Smith takes the reins at St George’s
Wendell Smith has taken over the head coach post at St George’s, returning to a post he previously held when he was also the captain back in the Eighties and Nineties.
Smith, who rejoined the club last year as assistant coach, after stints as coach of St David’s and Western Stars, has taken over the top role, after Ryan Steede made clear at the end of last season that he would be stepping down.
Smith, the first batsman to score 1,000 Cup Match runs, is going back to where it all started. He took over as captain and coach from Clevie Wade in 1985 and over the next decade led the team to league and cup titles. His St George’s team was the first team to win the Camel Cup three straight years, in 1988, 1989 and 1990, after the competition began in 1987 as the Premier Cup.
“We’re very pleased that Wendell showed interest in coming back home, the committee accepted him and brought him back on board,” said Neil Paynter, the St George’s president. “He knows what it takes to be successful, he’s been here before, so this is not new to him. Obviously we’re looking forward to bigger and better things.”
After leaving St George’s, Smith’s success as a coach continued at St David’s where he led the team to three league titles in four years. In the two years he was at Western Stars, where they achieved promotion and then finished fourth the next season.
Smith hinted last month “there is only one coaching job on the island that I would consider now”. That job has come his way and Smith is looking forward to the challenge of building on last season’s fourth-place finish in their first season back in the top division.
“I’m excited about it, it’s a challenge I’m looking for to and I’m just happy and pleased that St George’s have given me this opportunity,” Smith said yesterday.
“Last year I was down there helping Ryan for a couple of months but when you’re running your own programme obviously you can try to implement some changes and do things how you would like to do them.”
Smith will soon be laying out a programme for the upcoming season, meeting with league and prospective Cup Match players on Wednesday at 7pm at the club.
“I want to know right up front who is looking to make themselves available and lay out my plans to them as far as training schedules, code of conduct, expectations and goals,” added Smith, who is the deputy principal at West Pembroke Primary School.
“St George’s is where I started and who helped me accomplish what I did. They have a lot of positive things in place, beautiful grounds, wonderful resources for a coach to use and a good wicket.
“I made a promise to Neil back in 2015 that I would come back to St George’s when I was leaving St David’s, but I took a break and then went to Stars which was just two minutes from the school I work at.
“This was planned last year, preseason because Ryan has other interests he wants to pursue. It’s something I’m looking forward to because coaching is a passion of mine. I found myself on my school holiday working on something for the meeting, taking out a book I want to read called Elevating Your Game.”

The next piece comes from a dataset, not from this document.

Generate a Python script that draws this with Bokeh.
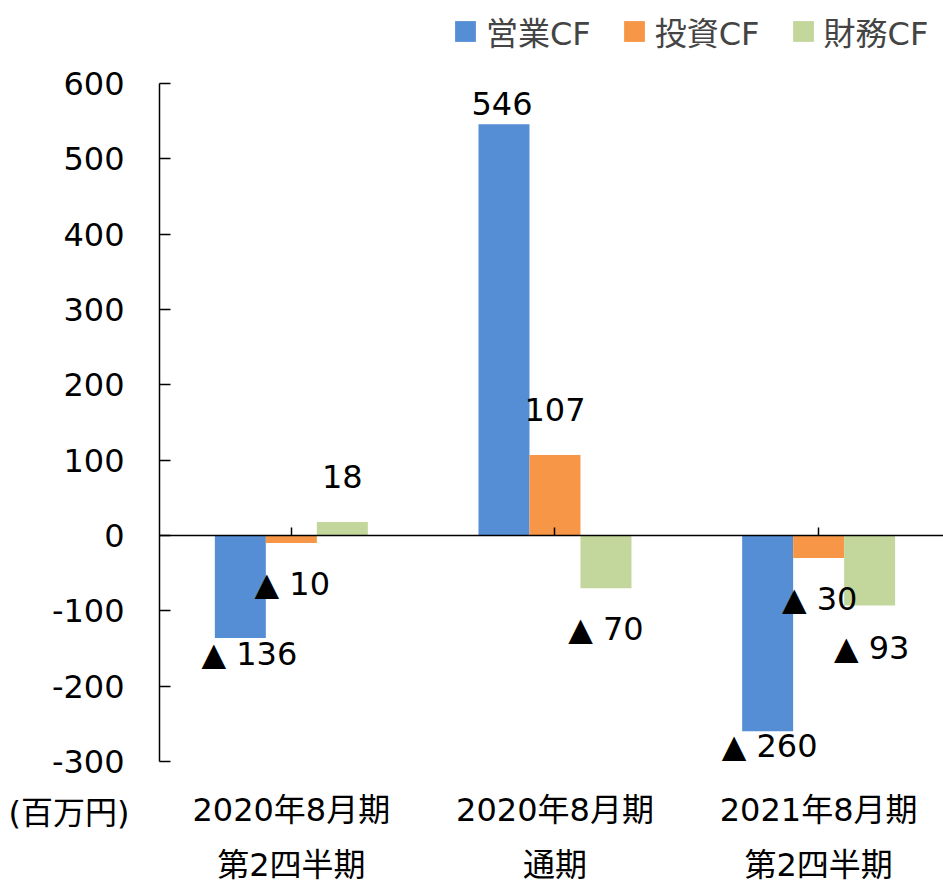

Smith added: “I realise this is going to be a huge challenge but also within the challenge there is opportunity and it’s an opportunity to hopefully help St George’s establish a quality programme. We have some promising youngsters coming through the programme like Isaiah Greaves, Nzari Paynter and Chare Smith, who played Cup Match last year.
“It’s a case of helping them enjoy their cricket and to develop tactically and technically.”
Smith will use the success of previous St George’s teams as an example of what can be accomplished, although he accepts that things have changed over the past 30 years. “I never had to worry about whether they were coming to training, even guys who worked construction. Dean Minors used to make jokes that we must be trying to be a Test team, but the guys put in the work and in those days guys did a lot of extras.
“I just want guys who want to play, love the game and want to be part of a good programme.”